A little healthy skepticism about this year’s U.S. Winter Olympic team was probably well-founded going into the Turin games. Bode Miller decided to use his prime time pre-Turin moment on 60 Minutes to discuss the perils of skiing inebriated, while Michelle Kwan was on the figure skating team despite a groin injury, only to drop out after a dismal practice in the host city.
Even while admittedly not a huge fan of the Winter Olympics, having never lived in cold weather or enjoyed the sport of curling, I was awaiting that truly defining American moment. Seemingly as if on cue, American media likes to bring Olympic viewers that feel-good story about an athlete who many have probably never heard of. Viewers can enter the life of a person who has achieved greatness, if only for the duration of the games.
This isn’t all bad. In an era with so much conflict and strife, it is nice to hear about human achievement both in competition and life. It is fitting then that the feel-good American story from the 2006 Turin Olympics is that of speed skater Joey Cheek.
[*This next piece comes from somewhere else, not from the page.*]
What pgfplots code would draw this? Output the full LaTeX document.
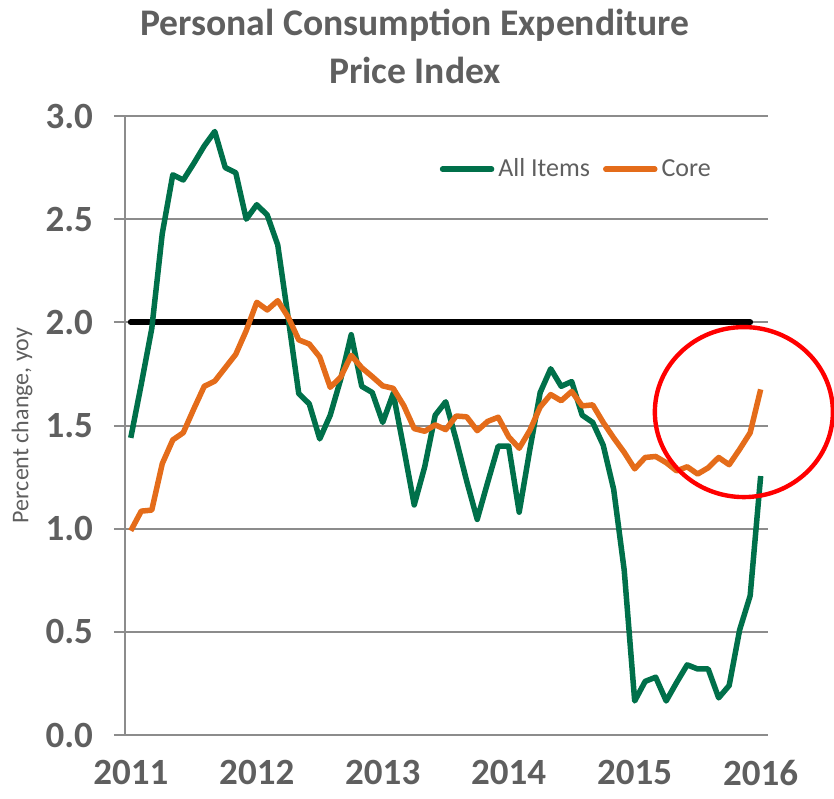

When Cheek was only 14 years old, he watched the Norwegian great Johann Olav Koss win three gold medals in Lillehammer and was inspired to follow in Koss’ footsteps. An inline skater, Joey Cheek won the 500-meter race Monday with a combined two-race time of 69.76 seconds. In a sport with where hundredths of a second matter, Cheek’s win by .65 seconds was huge.
But Cheek’s story didn’t end with his race. Rather, it began at the news conference following his win. He could have used the time to tout his physical prowess, thank his sponsors and gloat. But when the time came for questions, Cheek asked to make a statement.
He told those gathered, “I always felt like if I ever did something big like this I wanted to be prepared to give something back.”
His idea of giving back is to donate the $25,000 bonus he received from the U.S. Olympic Committee to Right to Play, a charitable, athlete-driven program whose president is none other than Koss.
Right to Play’s mission is to improve children’s lives in disadvantaged countries through sport. Cheek’s particular passion is to bring hope and aid to those in the Darfur region in Sudan and refugees who have fled to Chad. He utilized his moment of glory to challenge sponsors and anyone listening to help contribute to the cause to help a region that desperately needs it.
This all brings up a good point. Why hasn’t more international attention been placed on Darfur? It is probable that many Americans would be challenged to find this region of Sudan on the map. You would think since President Bush likes to tout bringing freedom and democracy to the world that Darfur would be a good place to start.
Since 2003, the government-supported janjaweed militias have been raping, displacing and slaughtering black African civilians. According to the Associated Press, some two million people have been displaced, and the United Nations estimates that 180,000 have been killed. So how has the United States responded? It cut $50 million in support of the African peacekeepers in Darfur, despite the fact that our president has labeled what is occurring there as genocide.
But despite government inaction, organizations such as Right to Play are doing their part to publicize the atrocities and seek financial help from citizens and corporate sponsors alike. With the maturity and selflessness that 26-year-old Cheek showed at his press conference, there is little doubt he will succeed when he retires from speed skating and starts college in the fall.
Putting his time on the ice in perspective he remarked, “I’ve seen the entire world, and I’ve met amazing friends. But it’s honestly a pretty ridiculous thing. I mean, I skate around on ice in tights, right?”
Aaron Hill is a senior majoring in economics.